:: Given request ::
Your copy of the material must match it exactly, except that pictures are dropped.

:: Provided data ::
--------------------

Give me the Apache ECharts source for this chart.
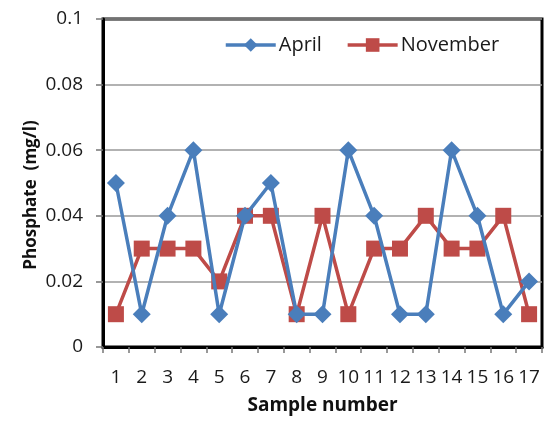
<!DOCTYPE html>
<html>
<head>
<meta charset="utf-8">
<script src="https://cdn.jsdelivr.net/npm/echarts@6/dist/echarts.min.js"></script>
<style>
  html, body { margin: 0; padding: 0; background: #fff; }
  #chart { width: 544px; height: 421px; }
</style>
</head>
<body>
<div id="chart"></div>
<script>
// Phosphate concentration (mg/l) per sample, two sampling campaigns
const samples = ['1','2','3','4','5','6','7','8','9','10','11','12','13','14','15','16','17'];
const april = [0.05, 0.01, 0.04, 0.06, 0.01, 0.04, 0.05, 0.01, 0.01, 0.06, 0.04, 0.01, 0.01, 0.06, 0.04, 0.01, 0.02];
const november = [0.01, 0.03, 0.03, 0.03, 0.02, 0.04, 0.04, 0.01, 0.04, 0.01, 0.03, 0.03, 0.04, 0.03, 0.03, 0.04, 0.01];
const yTicks = [0, 0.02, 0.04, 0.06, 0.08, 0.1];
const yTitle = 'Phosphate  (mg/l)';
const xTitle = 'Sample number';

const font = 'Open Sans, Noto Sans, sans-serif';
const blue = '#4A7EBB';
const red = '#BE4B48';

const chart = echarts.init(document.getElementById('chart'), null, { renderer: 'canvas' });
chart.setOption({
  animation: false,
  backgroundColor: '#fff',
  grid: {
    left: 103, right: 2, top: 19, bottom: 74,
    show: true, borderColor: '#000', borderWidth: 3, backgroundColor: 'transparent'
  },
  legend: {
    top: 30, left: 219,
    itemGap: 24, itemWidth: 50, itemHeight: 17,
    lineStyle: { width: 3.5 },
    textStyle: { fontFamily: font, fontSize: 20, color: '#1a1a1a', padding: [0, 0, 0, -2] },
    data: ['April', 'November']
  },
  graphic: [{
    type: 'text',
    x: 31, y: 195,
    rotation: Math.PI / 2,
    style: {
      text: yTitle,
      fontFamily: font, fontSize: 17, fontWeight: 'bold', fill: '#111',
      align: 'center', verticalAlign: 'middle'
    }
  }],
  xAxis: {
    type: 'category',
    data: samples,
    boundaryGap: true,
    name: xTitle,
    nameLocation: 'middle',
    nameGap: 49,
    nameTextStyle: { fontFamily: font, fontSize: 19, fontWeight: 'bold', color: '#111' },
    axisLine: { lineStyle: { color: '#000', width: 3 } },
    axisTick: { show: true, length: 6, lineStyle: { color: '#777', width: 1.5 } },
    axisLabel: { fontFamily: font, fontSize: 19, color: '#1a1a1a', margin: 21, interval: 0 },
    splitLine: { show: false }
  },
  yAxis: {
    type: 'value',
    min: 0, max: 0.1, interval: 0.02,
    axisLine: { show: true, lineStyle: { color: '#000', width: 3 } },
    axisTick: { show: true, length: 7, lineStyle: { color: '#777', width: 1.5 } },
    axisLabel: {
      fontFamily: font, fontSize: 19, color: '#1a1a1a', margin: 20,
      formatter: v => {
        const t = yTicks.find(x => Math.abs(x - v) < 1e-9);
        return t === undefined ? '' : String(t);
      }
    },
    splitLine: { show: true, lineStyle: { color: '#999', width: 1.5 } }
  },
  series: [
    {
      name: 'April',
      type: 'line',
      data: april,
      symbol: 'diamond',
      symbolSize: 18,
      color: blue,
      lineStyle: { width: 3.5, color: blue },
      itemStyle: { color: blue },
      z: 3
    },
    {
      name: 'November',
      type: 'line',
      data: november,
      symbol: 'rect',
      symbolSize: 16,
      color: red,
      lineStyle: { width: 3.5, color: red },
      itemStyle: { color: red },
      z: 2
    }
  ]
});
</script>
</body>
</html>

--------------------

:: Solution ::
Give me the Apache ECharts source for this chart.
<!DOCTYPE html>
<html>
<head>
<meta charset="utf-8">
<script src="https://cdn.jsdelivr.net/npm/echarts@6/dist/echarts.min.js"></script>
<style>
  html, body { margin: 0; padding: 0; background: #fff; }
  #chart { width: 544px; height: 421px; }
</style>
</head>
<body>
<div id="chart"></div>
<script>
// Phosphate concentration (mg/l) per sample, two sampling campaigns
const samples = ['1','2','3','4','5','6','7','8','9','10','11','12','13','14','15','16','17'];
const april = [0.05, 0.01, 0.04, 0.06, 0.01, 0.04, 0.05, 0.01, 0.01, 0.06, 0.04, 0.01, 0.01, 0.06, 0.04, 0.01, 0.02];
const november = [0.01, 0.03, 0.03, 0.03, 0.02, 0.04, 0.04, 0.01, 0.04, 0.01, 0.03, 0.03, 0.04, 0.03, 0.03, 0.04, 0.01];
const yTicks = [0, 0.02, 0.04, 0.06, 0.08, 0.1];
const yTitle = 'Phosphate  (mg/l)';
const xTitle = 'Sample number';

const font = 'Open Sans, Noto Sans, sans-serif';
const blue = '#4A7EBB';
const red = '#BE4B48';

const chart = echarts.init(document.getElementById('chart'), null, { renderer: 'canvas' });
chart.setOption({
  animation: false,
  backgroundColor: '#fff',
  grid: {
    left: 103, right: 2, top: 19, bottom: 74,
    show: true, borderColor: '#000', borderWidth: 3, backgroundColor: 'transparent'
  },
  legend: {
    top: 30, left: 219,
    itemGap: 24, itemWidth: 50, itemHeight: 17,
    lineStyle: { width: 3.5 },
    textStyle: { fontFamily: font, fontSize: 20, color: '#1a1a1a', padding: [0, 0, 0, -2] },
    data: ['April', 'November']
  },
  graphic: [{
    type: 'text',
    x: 31, y: 195,
    rotation: Math.PI / 2,
    style: {
      text: yTitle,
      fontFamily: font, fontSize: 17, fontWeight: 'bold', fill: '#111',
      align: 'center', verticalAlign: 'middle'
    }
  }],
  xAxis: {
    type: 'category',
    data: samples,
    boundaryGap: true,
    name: xTitle,
    nameLocation: 'middle',
    nameGap: 49,
    nameTextStyle: { fontFamily: font, fontSize: 19, fontWeight: 'bold', color: '#111' },
    axisLine: { lineStyle: { color: '#000', width: 3 } },
    axisTick: { show: true, length: 6, lineStyle: { color: '#777', width: 1.5 } },
    axisLabel: { fontFamily: font, fontSize: 19, color: '#1a1a1a', margin: 21, interval: 0 },
    splitLine: { show: false }
  },
  yAxis: {
    type: 'value',
    min: 0, max: 0.1, interval: 0.02,
    axisLine: { show: true, lineStyle: { color: '#000', width: 3 } },
    axisTick: { show: true, length: 7, lineStyle: { color: '#777', width: 1.5 } },
    axisLabel: {
      fontFamily: font, fontSize: 19, color: '#1a1a1a', margin: 20,
      formatter: v => {
        const t = yTicks.find(x => Math.abs(x - v) < 1e-9);
        return t === undefined ? '' : String(t);
      }
    },
    splitLine: { show: true, lineStyle: { color: '#999', width: 1.5 } }
  },
  series: [
    {
      name: 'April',
      type: 'line',
      data: april,
      symbol: 'diamond',
      symbolSize: 18,
      color: blue,
      lineStyle: { width: 3.5, color: blue },
      itemStyle: { color: blue },
      z: 3
    },
    {
      name: 'November',
      type: 'line',
      data: november,
      symbol: 'rect',
      symbolSize: 16,
      color: red,
      lineStyle: { width: 3.5, color: red },
      itemStyle: { color: red },
      z: 2
    }
  ]
});
</script>
</body>
</html>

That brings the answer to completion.